It’s certainly not a static thing. You’re dealing with land and land is changing and evolving; and you’ve got your human intervention, you mentioned herbicides, fertilizers.
Yes.

And the farming techniques themselves too – are they creating soil erosion or preventing?
It seemed to me at the end of the working life there, you put out the most appropriate management practice that’s suitable for that particular paddock in time, as far as you can. One can’t be just say, ‘You do this for ever and a day’. It’s different; things change. Farming’s complicated enough as it is and that even makes it more so. It’s easy enough to be farming from Northfield or whatever, but to be in the real world it’d be a different kettle of fish altogether.
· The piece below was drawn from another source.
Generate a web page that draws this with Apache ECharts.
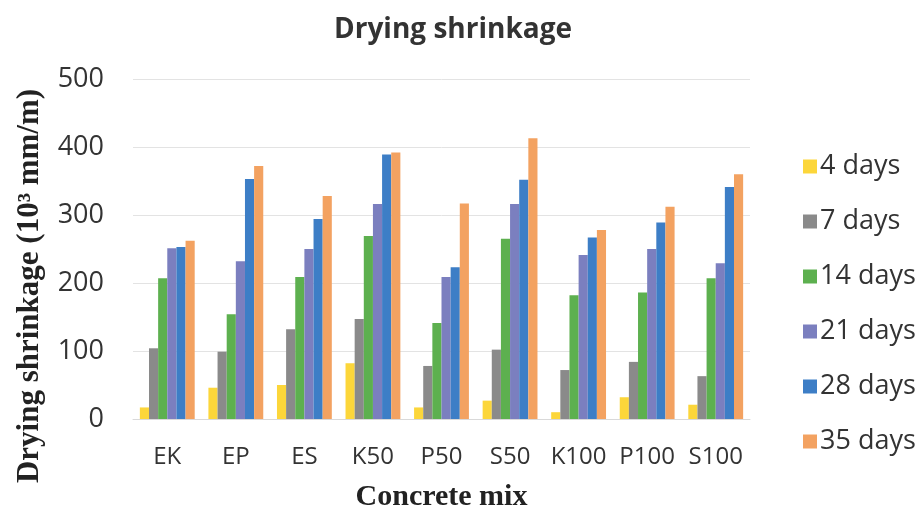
<!DOCTYPE html>
<html>
<head>
<meta charset="utf-8">
<title>Drying shrinkage</title>
<script src="https://cdn.jsdelivr.net/npm/echarts@6/dist/echarts.min.js"></script>
<style>
  html, body { margin: 0; padding: 0; background: #fff; }
  #chart { width: 921px; height: 520px; }
</style>
</head>
<body>
<div id="chart"></div>
<script>
// Concrete mixes along the x axis
const mixes = ['EK', 'EP', 'ES', 'K50', 'P50', 'S50', 'K100', 'P100', 'S100'];

// Drying shrinkage (10^3 mm/m) per curing age
const days4  = [17, 46, 50, 82, 17, 27, 10, 32, 21];
const days7  = [104, 99, 132, 147, 78, 102, 72, 84, 63];
const days14 = [207, 154, 209, 269, 141, 265, 182, 186, 207];
const days21 = [251, 232, 250, 316, 209, 316, 241, 250, 229];
const days28 = [253, 353, 294, 389, 223, 352, 267, 289, 341];
const days35 = [262, 372, 328, 392, 317, 413, 278, 312, 360];

const seriesNames = ['4 days', '7 days', '14 days', '21 days', '28 days', '35 days'];
const seriesData = [days4, days7, days14, days21, days28, days35];
const seriesColors = ['#FCD63A', '#8A8A8A', '#5DB04F', '#7B7FBF', '#3D7EC6', '#F3A261'];

// y axis ticks
const yMin = 0, yMax = 500, yStep = 100;

const sansFont = '"Open Sans", "Noto Sans", sans-serif';
const serifFont = '"Liberation Serif", "DejaVu Serif", serif';

const chart = echarts.init(document.getElementById('chart'), null, { renderer: 'canvas' });

chart.setOption({
  backgroundColor: '#ffffff',
  animation: false,
  color: seriesColors,
  title: {
    text: 'Drying shrinkage',
    left: 448,
    textAlign: 'center',
    top: 11,
    textStyle: { fontFamily: sansFont, fontSize: 28, fontWeight: 'bold', color: '#333333' }
  },
  legend: {
    orient: 'vertical',
    left: 798,
    top: 148,
    itemWidth: 14,
    itemHeight: 14,
    itemGap: 28,
    icon: 'rect',
    textStyle: { fontFamily: sansFont, fontSize: 27, color: '#333333', padding: [0, 0, 0, -2] },
    data: seriesNames
  },
  grid: { left: 133, right: 171, top: 79, bottom: 101, containLabel: false },
  xAxis: {
    type: 'category',
    data: mixes,
    name: 'Concrete mix',
    nameLocation: 'middle',
    nameGap: 63,
    nameTextStyle: { fontFamily: serifFont, fontSize: 30, fontWeight: 'bold', color: '#222222' },
    axisLine: { lineStyle: { color: '#d9d9d9', width: 1 } },
    axisTick: { show: false },
    axisLabel: { interval: 0, hideOverlap: false, fontFamily: sansFont, fontSize: 24, color: '#333333', margin: 26 }
  },
  yAxis: {
    type: 'value',
    min: yMin,
    max: yMax,
    interval: yStep,
    axisLine: { show: false },
    axisTick: { show: false },
    axisLabel: { fontFamily: sansFont, fontSize: 27, color: '#333333', margin: 29 },
    splitLine: { lineStyle: { color: '#e3e3e3', width: 1 } }
  },
  graphic: [{
    // y axis title, drawn vertically beside the tick labels
    type: 'text',
    x: 30,
    y: 286,
    rotation: Math.PI / 2,
    style: {
      text: 'Drying shrinkage (10³ mm/m)',
      font: 'bold 31px "Liberation Serif", serif',
      fill: '#222222',
      align: 'center',
      verticalAlign: 'middle'
    }
  }],
  series: seriesNames.map((name, i) => ({
    name: name,
    type: 'bar',
    data: seriesData[i],
    barGap: '0%',
    barCategoryGap: '20%',
    itemStyle: { color: seriesColors[i] }
  }))
});
</script>
</body>
</html>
You’d have to be reasonably pragmatic.
With any of this research work, in the final end of things, it needs to be, whatever comes out, if it’s going to be of any use to any farmer, he has to be able to afford it and be able to apply it with the equipment he either has or can get within, by reasonable modification, or be justified in purchasing other equipment. A lot of these issues would have to come in from a practical point of view.

[25:25] That notion of being ‘a farmer from Northfield’. Did you find that a hindrance at times? Did you get farmers that were going out to Ag. Bureau’s or meetings or whatever that …?
If we’d been doing all our work at Northfield it could’ve been. But, as I say, I had made a point of getting on farms with our research work, talking over the farmers during the course of the experiment as well, as much as we could beforehand, and with the district agronomist, Chris Rudd. He was a big help at one stage there – did a survey of farmers in the Mid North, different aspects. I can’t remember the details, but there was a cooperation there. That sort of thing, it was certainly working for.
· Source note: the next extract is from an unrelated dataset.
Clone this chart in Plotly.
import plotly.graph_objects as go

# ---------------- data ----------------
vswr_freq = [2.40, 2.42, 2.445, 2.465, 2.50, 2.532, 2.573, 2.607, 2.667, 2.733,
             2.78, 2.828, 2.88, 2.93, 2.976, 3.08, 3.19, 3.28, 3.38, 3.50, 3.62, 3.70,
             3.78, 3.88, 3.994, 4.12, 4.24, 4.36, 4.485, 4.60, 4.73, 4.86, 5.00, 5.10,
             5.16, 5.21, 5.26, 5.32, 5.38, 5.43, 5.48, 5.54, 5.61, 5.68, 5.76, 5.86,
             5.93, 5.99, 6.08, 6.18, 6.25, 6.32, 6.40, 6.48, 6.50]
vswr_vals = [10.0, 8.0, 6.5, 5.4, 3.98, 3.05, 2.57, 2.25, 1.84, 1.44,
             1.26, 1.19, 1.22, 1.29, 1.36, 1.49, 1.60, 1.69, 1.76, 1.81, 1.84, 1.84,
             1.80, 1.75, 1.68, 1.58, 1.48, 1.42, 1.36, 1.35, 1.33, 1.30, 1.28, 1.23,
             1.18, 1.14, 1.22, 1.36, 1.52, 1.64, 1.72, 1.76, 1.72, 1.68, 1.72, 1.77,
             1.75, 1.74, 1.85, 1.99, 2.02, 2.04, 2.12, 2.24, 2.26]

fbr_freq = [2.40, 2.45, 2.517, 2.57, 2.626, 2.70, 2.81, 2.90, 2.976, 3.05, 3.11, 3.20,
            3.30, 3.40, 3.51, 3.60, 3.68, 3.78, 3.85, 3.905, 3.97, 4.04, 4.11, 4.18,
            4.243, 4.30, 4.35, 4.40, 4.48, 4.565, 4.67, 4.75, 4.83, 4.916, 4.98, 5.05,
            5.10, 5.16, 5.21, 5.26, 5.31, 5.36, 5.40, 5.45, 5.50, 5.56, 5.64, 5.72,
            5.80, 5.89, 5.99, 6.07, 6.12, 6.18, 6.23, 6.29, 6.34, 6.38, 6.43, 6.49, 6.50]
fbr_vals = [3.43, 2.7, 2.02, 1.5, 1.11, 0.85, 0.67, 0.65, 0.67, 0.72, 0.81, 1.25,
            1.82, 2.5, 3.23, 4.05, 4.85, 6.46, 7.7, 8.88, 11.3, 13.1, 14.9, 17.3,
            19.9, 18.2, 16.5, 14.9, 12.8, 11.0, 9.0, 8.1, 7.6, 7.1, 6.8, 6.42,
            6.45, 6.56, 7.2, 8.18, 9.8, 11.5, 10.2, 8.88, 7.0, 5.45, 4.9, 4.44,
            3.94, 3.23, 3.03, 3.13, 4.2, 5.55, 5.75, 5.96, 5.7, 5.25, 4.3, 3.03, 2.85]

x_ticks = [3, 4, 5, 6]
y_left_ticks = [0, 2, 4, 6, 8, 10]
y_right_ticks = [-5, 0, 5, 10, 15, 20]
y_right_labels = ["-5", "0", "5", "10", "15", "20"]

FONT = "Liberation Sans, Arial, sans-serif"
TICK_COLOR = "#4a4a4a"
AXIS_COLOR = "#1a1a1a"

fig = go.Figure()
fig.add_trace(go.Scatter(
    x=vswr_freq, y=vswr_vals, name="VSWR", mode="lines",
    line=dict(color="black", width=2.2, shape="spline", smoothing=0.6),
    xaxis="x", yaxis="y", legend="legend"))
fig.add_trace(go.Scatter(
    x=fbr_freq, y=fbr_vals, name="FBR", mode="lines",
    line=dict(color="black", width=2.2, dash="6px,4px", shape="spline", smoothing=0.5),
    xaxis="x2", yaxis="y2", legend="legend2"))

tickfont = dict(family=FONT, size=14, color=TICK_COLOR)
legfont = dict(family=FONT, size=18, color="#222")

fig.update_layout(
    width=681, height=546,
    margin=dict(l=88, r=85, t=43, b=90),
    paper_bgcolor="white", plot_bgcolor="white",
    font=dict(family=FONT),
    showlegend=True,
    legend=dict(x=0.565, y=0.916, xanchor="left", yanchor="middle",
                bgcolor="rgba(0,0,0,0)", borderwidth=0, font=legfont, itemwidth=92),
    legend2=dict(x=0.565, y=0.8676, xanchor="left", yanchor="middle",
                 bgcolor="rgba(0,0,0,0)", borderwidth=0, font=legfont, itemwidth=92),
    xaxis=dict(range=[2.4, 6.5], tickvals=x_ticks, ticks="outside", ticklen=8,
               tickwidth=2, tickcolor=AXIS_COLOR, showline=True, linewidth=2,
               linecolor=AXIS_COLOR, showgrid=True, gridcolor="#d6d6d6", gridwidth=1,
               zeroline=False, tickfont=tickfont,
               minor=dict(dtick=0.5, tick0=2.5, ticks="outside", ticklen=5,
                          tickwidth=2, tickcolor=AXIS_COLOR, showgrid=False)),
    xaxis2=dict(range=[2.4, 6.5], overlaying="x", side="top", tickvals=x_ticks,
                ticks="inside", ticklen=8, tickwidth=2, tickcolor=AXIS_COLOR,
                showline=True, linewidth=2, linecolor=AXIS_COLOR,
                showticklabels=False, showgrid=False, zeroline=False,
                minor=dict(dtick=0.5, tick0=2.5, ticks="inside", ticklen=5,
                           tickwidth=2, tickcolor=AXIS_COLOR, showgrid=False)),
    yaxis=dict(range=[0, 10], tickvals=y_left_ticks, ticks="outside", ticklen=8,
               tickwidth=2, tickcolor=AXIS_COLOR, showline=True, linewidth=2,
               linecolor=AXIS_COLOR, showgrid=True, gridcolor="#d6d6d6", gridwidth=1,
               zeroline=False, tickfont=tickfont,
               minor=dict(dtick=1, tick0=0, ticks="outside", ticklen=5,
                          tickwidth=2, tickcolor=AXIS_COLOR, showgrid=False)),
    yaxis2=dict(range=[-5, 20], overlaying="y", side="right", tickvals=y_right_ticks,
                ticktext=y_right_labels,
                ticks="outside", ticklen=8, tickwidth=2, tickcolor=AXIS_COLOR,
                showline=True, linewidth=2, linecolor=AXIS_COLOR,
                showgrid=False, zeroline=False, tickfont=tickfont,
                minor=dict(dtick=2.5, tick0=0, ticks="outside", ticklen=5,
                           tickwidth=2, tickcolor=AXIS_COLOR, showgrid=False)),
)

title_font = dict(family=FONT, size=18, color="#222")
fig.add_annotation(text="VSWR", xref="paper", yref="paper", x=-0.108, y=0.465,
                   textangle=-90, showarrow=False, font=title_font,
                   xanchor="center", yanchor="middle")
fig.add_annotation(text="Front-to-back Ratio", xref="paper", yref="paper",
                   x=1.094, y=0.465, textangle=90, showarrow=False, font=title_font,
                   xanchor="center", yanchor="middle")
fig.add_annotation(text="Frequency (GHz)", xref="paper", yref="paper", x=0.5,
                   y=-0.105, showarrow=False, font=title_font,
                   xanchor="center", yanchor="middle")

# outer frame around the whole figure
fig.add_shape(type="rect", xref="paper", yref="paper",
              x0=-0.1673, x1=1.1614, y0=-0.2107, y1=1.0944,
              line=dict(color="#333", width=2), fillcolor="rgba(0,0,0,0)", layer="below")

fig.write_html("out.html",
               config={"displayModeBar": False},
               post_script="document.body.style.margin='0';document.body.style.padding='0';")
As a rule, would you say that the farmers were receptive to the work of the Department?
I would think so. It applies to farmers anywhere. Same over in Thailand: if they could see an idea that was in their capability of doing (capability in the sense they had the resources to do and could be worth their while), they adopted it. But otherwise they’d sit back and just think a bit more about it, to see whether it was really worth their while and ...

In that sense everyone has got a degree of vested interest.
Yes. They’ve got to make their money, of course, and want to be sure that if you adopt something new that it does really help them, doesn’t hinder them, rather than a short or a long term for the benefit.

There’s an interesting tension, we can observe: you’ve got something like fruit fly, for example, if you impose fruit fly controls you might upset the producers but, on the other hand, you need to have those controls to protect the interests of the producers.
Yes, that’s right, yes.

It comes down to personality. Some people will say, ‘You’re from the government, you’re here to help’ and some people would say, ‘You’re here from the government, you’re going to obstruct’.
Yes. Still dependent just how it’s explained to the individuals and how much it relates, can be shown to be related to them and how it affects them positively as well as the negative sense (if it’s something that needs to be corrected). Yes, depends just how you work in with people.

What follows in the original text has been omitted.